§ WHAT TO PRODUCE
Copy the listing below in full and skip every picture.
-- BEGIN --
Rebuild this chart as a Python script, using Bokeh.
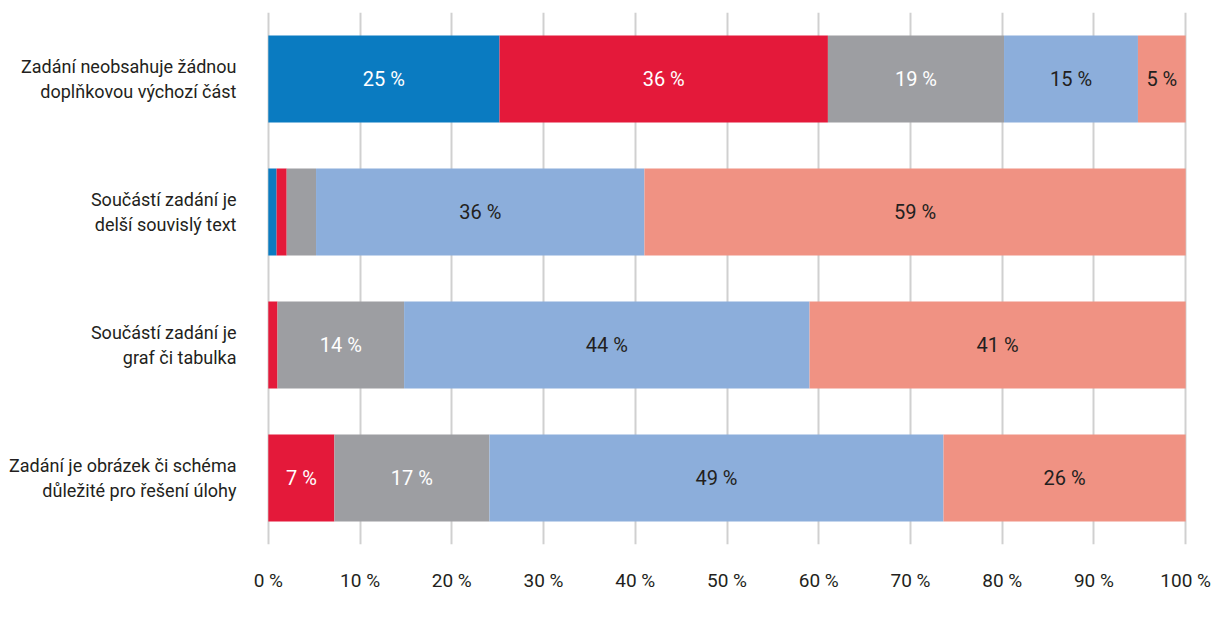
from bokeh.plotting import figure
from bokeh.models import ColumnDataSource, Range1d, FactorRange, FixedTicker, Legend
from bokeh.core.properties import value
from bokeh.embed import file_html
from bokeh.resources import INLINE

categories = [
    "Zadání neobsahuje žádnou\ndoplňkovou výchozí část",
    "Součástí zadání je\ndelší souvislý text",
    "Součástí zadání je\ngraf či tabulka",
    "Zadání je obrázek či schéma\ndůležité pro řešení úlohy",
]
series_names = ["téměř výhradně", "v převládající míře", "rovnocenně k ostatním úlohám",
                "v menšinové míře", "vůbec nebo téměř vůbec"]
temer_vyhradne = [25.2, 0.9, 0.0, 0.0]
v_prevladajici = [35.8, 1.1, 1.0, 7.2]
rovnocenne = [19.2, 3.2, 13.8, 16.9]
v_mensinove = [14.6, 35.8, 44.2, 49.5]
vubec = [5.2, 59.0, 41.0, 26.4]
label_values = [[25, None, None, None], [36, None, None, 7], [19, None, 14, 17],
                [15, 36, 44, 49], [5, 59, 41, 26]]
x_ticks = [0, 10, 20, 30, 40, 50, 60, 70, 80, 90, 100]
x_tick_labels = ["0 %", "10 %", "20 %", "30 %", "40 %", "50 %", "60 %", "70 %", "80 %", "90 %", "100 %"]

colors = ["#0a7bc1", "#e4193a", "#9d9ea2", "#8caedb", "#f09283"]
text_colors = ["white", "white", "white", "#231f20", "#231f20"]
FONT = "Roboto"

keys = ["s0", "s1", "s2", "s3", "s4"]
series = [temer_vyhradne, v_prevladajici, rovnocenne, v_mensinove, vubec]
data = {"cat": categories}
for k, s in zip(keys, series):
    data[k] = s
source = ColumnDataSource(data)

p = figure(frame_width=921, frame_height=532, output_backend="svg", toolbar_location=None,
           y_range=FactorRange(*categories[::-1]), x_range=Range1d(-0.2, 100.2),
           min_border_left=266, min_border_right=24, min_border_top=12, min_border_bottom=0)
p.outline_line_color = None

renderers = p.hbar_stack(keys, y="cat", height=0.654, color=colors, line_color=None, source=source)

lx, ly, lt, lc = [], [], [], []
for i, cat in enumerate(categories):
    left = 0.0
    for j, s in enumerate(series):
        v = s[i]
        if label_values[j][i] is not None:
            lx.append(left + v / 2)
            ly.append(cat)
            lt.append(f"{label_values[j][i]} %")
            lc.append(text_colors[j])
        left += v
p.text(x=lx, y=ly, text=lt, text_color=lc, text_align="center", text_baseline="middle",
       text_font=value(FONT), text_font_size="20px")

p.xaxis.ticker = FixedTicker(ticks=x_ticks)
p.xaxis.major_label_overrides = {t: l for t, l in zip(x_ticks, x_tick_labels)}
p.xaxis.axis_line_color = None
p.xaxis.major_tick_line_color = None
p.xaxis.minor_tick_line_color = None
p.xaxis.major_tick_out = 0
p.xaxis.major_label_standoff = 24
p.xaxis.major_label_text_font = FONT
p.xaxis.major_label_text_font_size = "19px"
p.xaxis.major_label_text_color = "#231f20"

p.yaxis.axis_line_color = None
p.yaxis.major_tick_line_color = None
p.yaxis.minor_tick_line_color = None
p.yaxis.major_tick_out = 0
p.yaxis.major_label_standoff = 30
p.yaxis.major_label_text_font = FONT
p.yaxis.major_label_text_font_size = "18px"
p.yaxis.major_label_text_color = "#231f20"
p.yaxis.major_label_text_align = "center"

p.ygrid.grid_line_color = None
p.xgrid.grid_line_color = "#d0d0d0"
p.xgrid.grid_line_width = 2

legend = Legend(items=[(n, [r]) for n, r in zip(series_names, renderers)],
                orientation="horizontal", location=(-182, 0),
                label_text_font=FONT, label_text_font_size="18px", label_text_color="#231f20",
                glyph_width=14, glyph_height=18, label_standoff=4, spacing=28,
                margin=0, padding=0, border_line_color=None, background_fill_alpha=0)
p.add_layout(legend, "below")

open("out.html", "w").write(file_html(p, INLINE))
-- END --
§ EXPECTED ANSWER
Rebuild this chart as a Python script, using Bokeh.
from bokeh.plotting import figure
from bokeh.models import ColumnDataSource, Range1d, FactorRange, FixedTicker, Legend
from bokeh.core.properties import value
from bokeh.embed import file_html
from bokeh.resources import INLINE

categories = [
    "Zadání neobsahuje žádnou\ndoplňkovou výchozí část",
    "Součástí zadání je\ndelší souvislý text",
    "Součástí zadání je\ngraf či tabulka",
    "Zadání je obrázek či schéma\ndůležité pro řešení úlohy",
]
series_names = ["téměř výhradně", "v převládající míře", "rovnocenně k ostatním úlohám",
                "v menšinové míře", "vůbec nebo téměř vůbec"]
temer_vyhradne = [25.2, 0.9, 0.0, 0.0]
v_prevladajici = [35.8, 1.1, 1.0, 7.2]
rovnocenne = [19.2, 3.2, 13.8, 16.9]
v_mensinove = [14.6, 35.8, 44.2, 49.5]
vubec = [5.2, 59.0, 41.0, 26.4]
label_values = [[25, None, None, None], [36, None, None, 7], [19, None, 14, 17],
                [15, 36, 44, 49], [5, 59, 41, 26]]
x_ticks = [0, 10, 20, 30, 40, 50, 60, 70, 80, 90, 100]
x_tick_labels = ["0 %", "10 %", "20 %", "30 %", "40 %", "50 %", "60 %", "70 %", "80 %", "90 %", "100 %"]

colors = ["#0a7bc1", "#e4193a", "#9d9ea2", "#8caedb", "#f09283"]
text_colors = ["white", "white", "white", "#231f20", "#231f20"]
FONT = "Roboto"

keys = ["s0", "s1", "s2", "s3", "s4"]
series = [temer_vyhradne, v_prevladajici, rovnocenne, v_mensinove, vubec]
data = {"cat": categories}
for k, s in zip(keys, series):
    data[k] = s
source = ColumnDataSource(data)

p = figure(frame_width=921, frame_height=532, output_backend="svg", toolbar_location=None,
           y_range=FactorRange(*categories[::-1]), x_range=Range1d(-0.2, 100.2),
           min_border_left=266, min_border_right=24, min_border_top=12, min_border_bottom=0)
p.outline_line_color = None

renderers = p.hbar_stack(keys, y="cat", height=0.654, color=colors, line_color=None, source=source)

lx, ly, lt, lc = [], [], [], []
for i, cat in enumerate(categories):
    left = 0.0
    for j, s in enumerate(series):
        v = s[i]
        if label_values[j][i] is not None:
            lx.append(left + v / 2)
            ly.append(cat)
            lt.append(f"{label_values[j][i]} %")
            lc.append(text_colors[j])
        left += v
p.text(x=lx, y=ly, text=lt, text_color=lc, text_align="center", text_baseline="middle",
       text_font=value(FONT), text_font_size="20px")

p.xaxis.ticker = FixedTicker(ticks=x_ticks)
p.xaxis.major_label_overrides = {t: l for t, l in zip(x_ticks, x_tick_labels)}
p.xaxis.axis_line_color = None
p.xaxis.major_tick_line_color = None
p.xaxis.minor_tick_line_color = None
p.xaxis.major_tick_out = 0
p.xaxis.major_label_standoff = 24
p.xaxis.major_label_text_font = FONT
p.xaxis.major_label_text_font_size = "19px"
p.xaxis.major_label_text_color = "#231f20"

p.yaxis.axis_line_color = None
p.yaxis.major_tick_line_color = None
p.yaxis.minor_tick_line_color = None
p.yaxis.major_tick_out = 0
p.yaxis.major_label_standoff = 30
p.yaxis.major_label_text_font = FONT
p.yaxis.major_label_text_font_size = "18px"
p.yaxis.major_label_text_color = "#231f20"
p.yaxis.major_label_text_align = "center"

p.ygrid.grid_line_color = None
p.xgrid.grid_line_color = "#d0d0d0"
p.xgrid.grid_line_width = 2

legend = Legend(items=[(n, [r]) for n, r in zip(series_names, renderers)],
                orientation="horizontal", location=(-182, 0),
                label_text_font=FONT, label_text_font_size="18px", label_text_color="#231f20",
                glyph_width=14, glyph_height=18, label_standoff=4, spacing=28,
                margin=0, padding=0, border_line_color=None, background_fill_alpha=0)
p.add_layout(legend, "below")

open("out.html", "w").write(file_html(p, INLINE))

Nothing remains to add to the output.